Para um historiador total como Brown, herdeiro em fôlego de Fernand Braudel e discípulo de Arnaldo Momigliano, que atualidade tem um livro escrito há décadas? “Este livro é de 1971. Obviamente, minhas inquietações mudaram. A razão para me dedicar ao que agora chamamos de Antiguidade tardia era o desejo de estudar uma sociedade que tinha conservado suas raízes no mundo antigo, com o latim e o grego como línguas dominantes, mas ao mesmo tempo tinha começado a mudar. Era o estudo da mudança em uma sociedade inusualmente resistente. Costumávamos descartar esse período por ser um período de ruptura total. Não gostávamos de nada que víamos dele”, lembra Brown sobre a época que ele reabilitou epistemologicamente

“Essa foi minha principal motivação: entender a natureza exata de certas crises, como as mudanças no Governo do Império Romano nos séculos III e IV. Queria descobrir se tinham sido desastrosas ou, na verdade, mudanças de ajuste da evolução; um equilíbrio entre a continuidade e a descontinuidade, a fragilidade e a resistência. Um exemplo: o surgimento de novos estilos de vida aristocrática nas províncias do Império Romano. Devo muito à arqueologia espanhola, aos grandes mosaicos de lugares como Carranque, que conheci naquela época. Achados que nos diziam: ei, as coisas não desmoronaram, mudaram, o foco já não está nas urbes”, a quintessência do mapa-múndi romano junto com sua malha viária espalhada como uma teia de aranha entre metrópoles.

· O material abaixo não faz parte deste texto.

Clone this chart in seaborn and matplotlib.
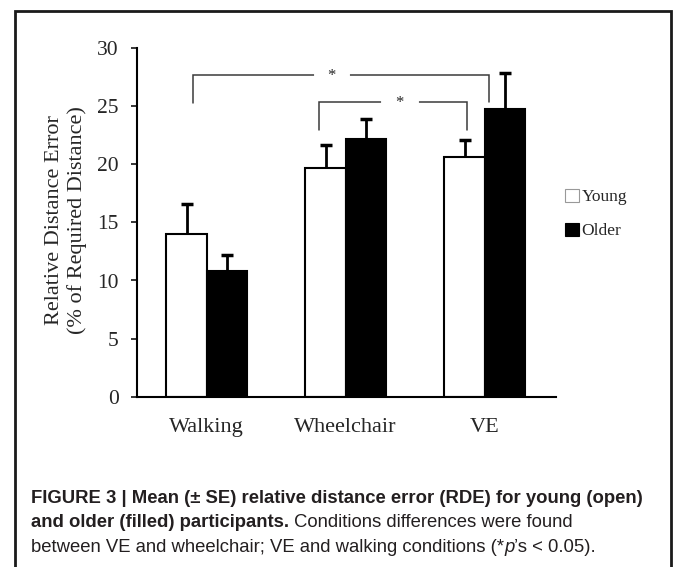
import numpy as np
import pandas as pd
import seaborn as sns
import matplotlib.pyplot as plt
from matplotlib.patches import Patch, Rectangle

conditions = ["Walking", "Wheelchair", "VE"]
groups = ["Young", "Older"]
young_mean = [14.0, 19.7, 20.6]
older_mean = [10.85, 22.2, 24.8]
young_se = [2.55, 1.98, 1.47]
older_se = [1.35, 1.7, 3.08]
yticks = [0, 5, 10, 15, 20, 25, 30]

# significance brackets: (x left, x right, leg bottom left, leg bottom right, top)
brackets = [(-0.10, 2.03, 25.3, 25.4, 27.68), (0.81, 1.87, 22.95, 22.95, 25.36)]

df = pd.DataFrame({
    "condition": conditions * 2,
    "group": ["Young"] * 3 + ["Older"] * 3,
    "rde": young_mean + older_mean,
})
se = {"Young": young_se, "Older": older_se}

sns.set_style("ticks")
plt.rcParams["font.family"] = ["Liberation Serif", "DejaVu Serif"]

W, H = 673, 567
fig = plt.figure(figsize=(W / 100, H / 100), dpi=100)
fig.patch.set_facecolor("white")
ax = fig.add_axes([136.7 / W, 1 - 396.7 / H, 419.3 / W, 348.6 / H])

sns.barplot(data=df, x="condition", y="rde", hue="group", order=conditions, hue_order=groups,
            palette={"Young": "white", "Older": "black"}, edgecolor="black", linewidth=1.5,
            width=0.58, gap=0, errorbar=None, legend=False, ax=ax)

for cont, g in zip(ax.containers, groups):
    xs = [b.get_x() + b.get_width() / 2 for b in cont]
    ys = [b.get_height() for b in cont]
    eb = ax.errorbar(xs, ys, yerr=[np.zeros(3), se[g]], fmt="none", ecolor="black",
                     elinewidth=2, capsize=4.2, capthick=2.5, clip_on=False, zorder=1.5)
    eb[1][0].set_visible(False)

for xl, xr, bl, br, top in brackets:
    ax.plot([xl, xl, xr, xr], [bl, top, top, br], color="#3a3a3a", lw=1.1,
            clip_on=False, solid_joinstyle="miter")

# gaps for the stars
ax.plot([0.784, 1.019], [27.68, 27.68], color="white", lw=3, clip_on=False)
ax.plot([1.27, 1.51], [25.36, 25.36], color="white", lw=3, clip_on=False)
ax.text(0.894, 27.25, "*", ha="center", va="baseline", fontsize=12)
ax.text(1.386, 24.93, "*", ha="center", va="baseline", fontsize=12)

ax.set_xlim(-0.504, 2.513)
ax.set_ylim(0, 30)
ax.set_yticks(yticks)
ax.set_yticklabels([str(t) for t in yticks], fontsize=15.5)
ax.tick_params(axis="y", length=4, width=1.1, pad=9, color="black")
ax.tick_params(axis="x", length=0, pad=15, labelsize=16)
ax.set_xlabel("")
ax.set_ylabel("Relative Distance Error\n(% of Required Distance)", fontsize=16, linespacing=1.2)
ax.yaxis.set_label_coords(-0.168, 0.507)
ax.yaxis.label.set_va("center")
ax.yaxis.label.set_ha("center")
sns.despine(ax=ax)
for s in ["left", "bottom"]:
    ax.spines[s].set_linewidth(1.5)
    ax.spines[s].set_color("black")

handles = [Patch(facecolor="white", edgecolor="#999999", lw=0.8),
           Patch(facecolor="black", edgecolor="black", lw=0.8)]
fig.legend(handles, groups, loc="center left", bbox_to_anchor=(565 / W, 1 - 214 / H),
           frameon=False, fontsize=12.5, handlelength=0.8, handleheight=0.8,
           handletextpad=0.15, labelspacing=1.0, borderpad=0, borderaxespad=0)

# figure frame
fig.add_artist(Rectangle((15 / W, -0.05), (671 - 15) / W, 1.05 - 11 / H, transform=fig.transFigure,
                         fill=False, edgecolor="#1a1a1a", lw=2, clip_on=False))

# caption with mixed styles
renderer = fig.canvas.get_renderer()
cap_font = ["Liberation Sans", "DejaVu Sans"]
cap_size = 13.3
cap_color = "#231f20"


def space_w(weight):
    a = fig.text(0, 0, "a a", fontsize=cap_size, family=cap_font, weight=weight)
    b = fig.text(0, 0, "aa", fontsize=cap_size, family=cap_font, weight=weight)
    w = a.get_window_extent(renderer).width - b.get_window_extent(renderer).width
    a.remove()
    b.remove()
    return w


fig.text(31 / W, 1 - 503 / H, "FIGURE 3 | Mean (\u00b1 SE) relative distance error (RDE) for young (open)",
         fontsize=cap_size, family=cap_font, weight="bold", va="baseline", color=cap_color)

t1 = fig.text(31 / W, 1 - 527 / H, "and older (filled) participants.", fontsize=cap_size,
              family=cap_font, weight="bold", va="baseline", color=cap_color)
x2 = 31 + t1.get_window_extent(renderer).width + space_w("normal")
fig.text(x2 / W, 1 - 527 / H, "Conditions differences were found", fontsize=cap_size,
         family=cap_font, va="baseline", color=cap_color)

t3 = fig.text(31 / W, 1 - 552 / H, "between VE and wheelchair; VE and walking conditions (*",
              fontsize=cap_size, family=cap_font, va="baseline", color=cap_color)
x3 = 31 + t3.get_window_extent(renderer).width
t4 = fig.text(x3 / W, 1 - 552 / H, "p", fontsize=cap_size, family=cap_font, style="italic",
              va="baseline", color=cap_color)
x4 = x3 + t4.get_window_extent(renderer).width
fig.text(x4 / W, 1 - 552 / H, "\u2019s < 0.05).", fontsize=cap_size, family=cap_font,
         va="baseline", color=cap_color)

fig.savefig("out.png", dpi=100)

“Acredito que uma das principais preocupações no campo da Antiguidade tardia era minar a noção fácil das invasões bárbaras”, acrescenta. A tentação de ver uma transcrição desse fenômeno para o da imigração irregular é fácil, tanto para um discurso tão raso como o dos populistas a granel como para esse outro, mais rebuscado, que propõe a perversa teoria da substituição. “Se você estiver olhando constantemente para uma imagem falsa do passado, procurando o reflexo de sua própria imagem, isso só o levará pelo caminho do racismo, do obscurantismo. Da xenofobia. Um bom exemplo são as invasões bárbaras. Todo mundo está ciente de que há problemas na Europa por causa da imigração em massa, mas é um terrível abuso histórico tratar um como uma repetição do outro”, explica Brown. Além disso, acrescenta, “o islã jihadista tragicamente protagonista hoje não tem nada a ver com o do profeta Maomé, com o islã de 300 anos atrás, são totalmente diferentes”.

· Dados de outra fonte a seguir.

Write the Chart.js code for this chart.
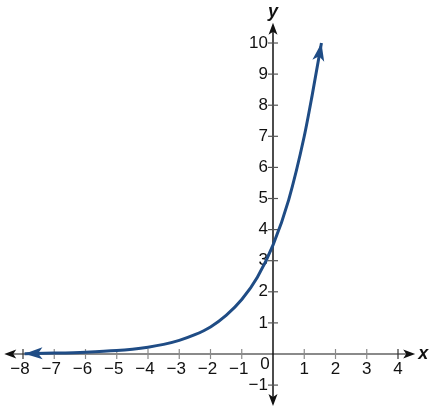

Seu primeiro livro foi, no entanto, uma biografia de santo Agostinho, o norte-africano que o erudito destronou da santidade intitulando sua obra simplesmente como Augustine of Hippo: A Biography (lançada em português como Santo Agostinho: Uma Biografia). “Uma figura muito latina, um homem que representava um cristianismo imensamente opressivo. Lembro-me das críticas em espanhol ao meu ensaio; de como os europeus, principalmente os de origem católica, ainda consideravam Agostinho como parte de seu próprio mundo.”

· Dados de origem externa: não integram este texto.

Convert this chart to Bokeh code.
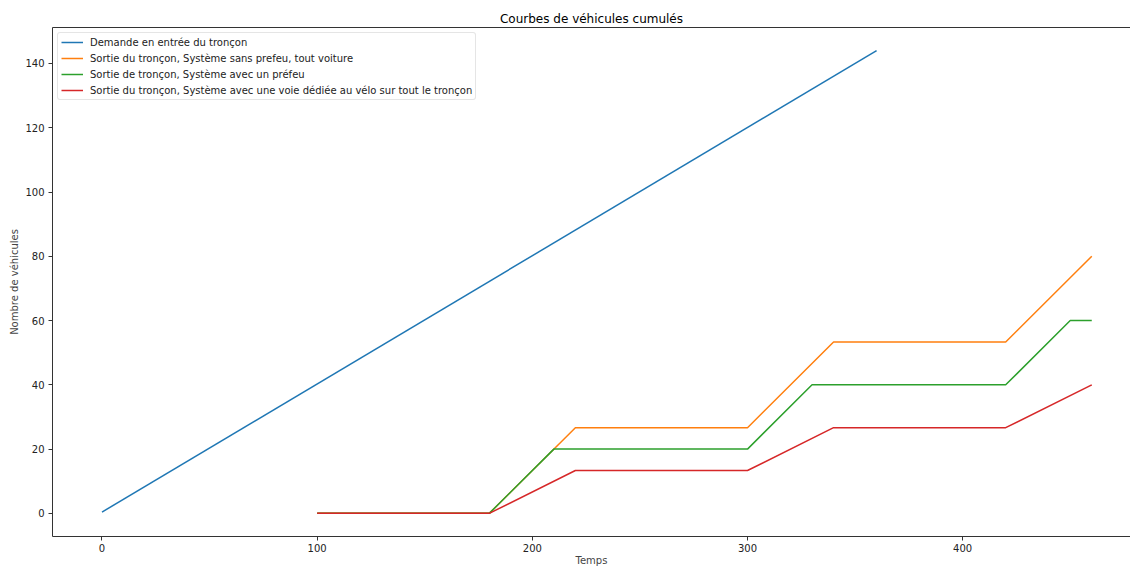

Por intercessão intelectual do santo, Brown superou o etnocentrismo —ou seja, o eurocentrismo tradicional, que considera a civilização clássica como única fonte do Ocidente— e soube olhar em volta, outra de suas grandes conquistas como historiador. “Teria sido muito fácil continuar estudando só o cristianismo, mas me deparei com as descobertas da arqueologia, aprendi siríaco e hebraico e abri uma área cuja cultura chegava então até as cidades gregas da costa do Egeu, como Éfeso. Continuavam sendo cidades impressionantes, mas foram sendo criadas outras grandes obras, como Santa Sofia em Istambul.”

Portanto, prossegue ele sem abandonar o uso do plural de modéstia e com um levíssimo gaguejo ocasional, imperceptível, “vimos que havia um mundo lá fora e que não era possível escrever sobre ele como se tivéssemos de fechar as cortinas do Império Romano; era uma vida nova para o Império Romano, inclusive o profeta Maomé e o islã surgiram dessa cultura, não vieram do espaço exterior. Parte das raízes da Europa não está apenas na Europa. Também está no Oriente Médio e no sul do Mediterrâneo. Parte da riqueza da cultura europeia é, precisamente, sua abertura ao mundo. Em Santa Sofia, nos escritos dos Padres do Deserto...”.